Na terça (16) à noite, as almas que vagamos pelos círculos infernais do Twitter fomos expostas a uma cena grotesca até mesmo para os padrões cariocas: uma mulher levou um cadáver, o tio Paulo, ao banco. E, manipulando grosseiramente o corpo sem vida nem rigidez, ela tentou obter um empréstimo de R$17 mil. Acabou presa e, como sói nestes tempos insanos (ver o parêntese rápido abaixo), famosa. Não me surpreenderei se virar influencer ou política.
Ao ver a cena bizarra e tétrica (oba! sempre quis usar “tétrica” num texto), por um instante perdi toda a esperança que inflava meu ser depois de uma conversa animada por discussões sobre “A Madona de Cedro” e por constatações óbvias & necessárias, como o fato de que devemos olhar bem dentro do coração de quem temos por mau, a fim de constatarmos que também nosso coração está cheio de maldades. O meu e o seu também.
“Mas será que consigo?”, perguntei. “Mas será que você consegue?”, pergunto agora. Será que conseguimos imaginar o que se passa no coração e na mente de uma pessoa disposta a usar um cadáver a fim de obter um empréstimo bancário? Bom, a gente só vai saber se tentar e por isso vesti um escafandro e mergulhei no coração da Fulana. Tentei, juro que tentei, encontrar alguma pérola naquele imaginário oceano lodoso. Mas já adianto: fracassei.
Porque não consigo conceber o vácuo espiritual de alguém que conversa com o morto, move com alguma agressividade a cabeça do morto, se decepciona e se frustra com o morto, se deixa filmar com o morto – enfim, faz tudo isso para obter um dinheiro que, convenhamos, dificilmente seria gasto em obras filantrópicas. Muito mais crível é que os R$17 mil fossem gastos na satisfação fugaz dos desejos contemporâneos: uma roupa de marca, talvez; ou bebida, drogas e noitadas; ou um celular.
Um parêntese rápido
(Talvez a mulher sofra de alguma doença psiquiátrica. Por isso, e também para efeitos de reflexão, peço que até o fim deste texto você tente abstrair um pouco. É fácil.
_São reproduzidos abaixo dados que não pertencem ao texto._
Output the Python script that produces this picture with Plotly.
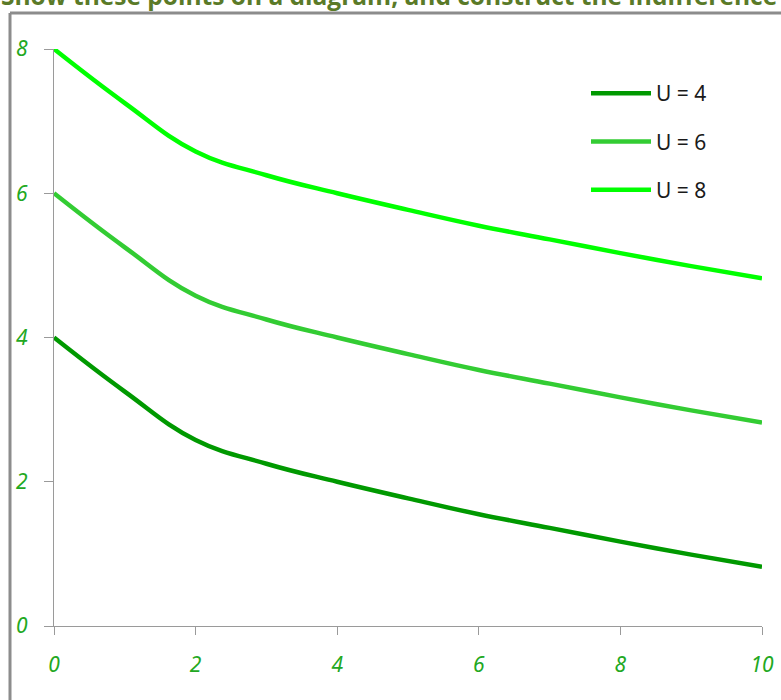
import plotly.graph_objects as go

# ---- data ----
x_vals = [0, 1, 2, 3, 4, 5, 6, 7, 8, 9, 10]
u4 = [4.0, 3.25, 2.58, 2.25, 2.0, 1.77, 1.55, 1.36, 1.17, 0.99, 0.82]
u6 = [6.0, 5.25, 4.58, 4.25, 4.0, 3.77, 3.55, 3.36, 3.17, 2.99, 2.82]
u8 = [8.0, 7.25, 6.58, 6.25, 6.0, 5.77, 5.55, 5.36, 5.17, 4.99, 4.82]
series_names = ["U = 4", "U = 6", "U = 8"]
series_colors = ["#009900", "#33cc33", "#00ff00"]
x_ticks = [0, 2, 4, 6, 8, 10]
y_ticks = [0, 2, 4, 6, 8]
title_text = "Show these points on a diagram, and construct the indifference curves"

W, H = 781, 700
ML, MR, MT, MB = 54, 19, 49, 74
PW, PH = W - ML - MR, H - MT - MB

def px_x(p):
    return (p - ML) / PW

def px_y(p):
    return 1 - (p - MT) / PH

fig = go.Figure()
for name, ys, col in zip(series_names, [u4, u6, u8], series_colors):
    fig.add_trace(go.Scatter(
        x=x_vals, y=ys, name=name, mode="lines",
        line=dict(color=col, width=4.5, shape="spline", smoothing=1.2),
        cliponaxis=False, legendgroup=name,
    ))

tick_font = dict(family="Noto Sans", size=21, color="#22a822", style="italic")
fig.update_xaxes(range=[0, 10], tickvals=x_ticks, showgrid=False, zeroline=False,
                 showline=True, linecolor="#9a9a9a", linewidth=1.3, automargin=False,
                 ticks="outside", ticklen=8, tickcolor="#9a9a9a", tickwidth=1.3,
                 tickfont=tick_font, ticklabelstandoff=12)
fig.update_yaxes(range=[0, 8], tickvals=y_ticks, showgrid=False, zeroline=False,
                 showline=True, linecolor="#9a9a9a", linewidth=1.3, automargin=False,
                 ticks="outside", ticklen=9, tickcolor="#9a9a9a", tickwidth=1.3,
                 tickfont=tick_font, ticklabelstandoff=12)

fig.update_layout(
    width=W, height=H,
    margin=dict(l=ML, r=MR, t=MT, b=MB, autoexpand=False),
    paper_bgcolor="white", plot_bgcolor="white",
    showlegend=True,
    legend=dict(x=px_x(586), y=px_y(73), xanchor="left", yanchor="top",
                font=dict(family="Noto Sans", size=21, color="#1a1a1a"),
                bgcolor="rgba(0,0,0,0)", tracegroupgap=18, itemwidth=60,
                traceorder="grouped"),
    shapes=[
        dict(type="line", xref="paper", yref="paper",
             x0=px_x(10), x1=px_x(W + 5), y0=px_y(13), y1=px_y(13),
             line=dict(color="#8c8c8c", width=3)),
        dict(type="line", xref="paper", yref="paper",
             x0=px_x(10), x1=px_x(10), y0=px_y(13), y1=px_y(H + 5),
             line=dict(color="#8c8c8c", width=3)),
    ],
    annotations=[
        dict(text="<b>" + title_text + "</b>", xref="paper", yref="paper",
             x=px_x(-1), y=px_y(14), xanchor="left", yanchor="bottom",
             showarrow=False, font=dict(family="Open Sans", size=24.5, color="#5a7a28")),
    ],
)

fig.write_html("out.html")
Basta substituir a figura concreta que aparece no vídeo e que estampa as manchetes dos jornais, aquela mulher que deve ter um nome, RG e CPF, por uma personagem que personifique toda a barbárie que virou rotina no chamado “mundo cão”. E, já que estou fazendo este pedido, vai aqui uma ressalva: tirando a possibilidade de uma doença psiquiátrica grave e não-diagnosticada, não consigo pensar em mais nada que justifique a cena que, infelizmente, ainda permanecerá por um bom tempo gravada nos meus olhos. De volta ao texto, porém).
O morto, a viva e os zumbis
Não dá, não entra na minha cabeça que alguém possa, em pleno 2024, tratar o corpo já sem vida de outro ser humano como um instrumento para a satisfação de prazeres mundanos. Não dá, não entra na minha cabeça que alguém consiga, depois disso, aparecer sorrindo para as câmeras. Não dá, não entra na minha cabeça que alguém tenha qualquer justificativa para um ato tão baixo que só posso considerá-lo subterrâneo. Infernal.
Seria tolice minha, porém, me ater somente a um indivíduo, sendo que a cena envolve alguém filmando, várias pessoas observando ao fundo e uma funcionária do banco que constata laconicamente que o tio Paulo “não tá bem, não, hein?!”. Acho que nunca vi tanta miséria humana reunida. Tanta indiferença. Tanto egoísmo. Tanto ensimesmamento. Tanto materialismo. Tanto desprezo pela Eternidade. É um nível de indigência inimaginável – tanto do morto (coitado) quanto da viva e daqueles zumbis todos ali no banco.
E aqui vou pedir desculpas para soar incomumente catastrofista e dizer que o caso do tio Paulo me deu a impressão de que estamos à beira de um colapso. Sim, há muita gente boa no mundo e muita gente que se reconhece falha e quer melhorar. Tem umas que almejam até a santidade, veja só! Mas a maior parte, a massa é de pessoas cada vez mais perdidas, incapazes de um mísero ato de compaixão, alheias aos códigos morais mais elementares e obcecadas por uma ideia de felicidade que é puro vazio, pura miséria.
Uma ideia de felicidade baseada no consumo de nadas e no desperdício de tudos. Uma ideia de felicidade que se esgota assim que passa o efeito do álcool ou assim que a relação sexual termina ou assim que o Big Mac passa pelo esôfago ou assim que a atendente das Casas Bahia entrega a nota fiscal. Uma ideia de felicidade que pressupõe o orgulho de ser sempre mais esperto (ler com sotaque de Bangu) que o semelhante, um otário por natureza. Uma ideia de felicidade que... ah, você entendeu.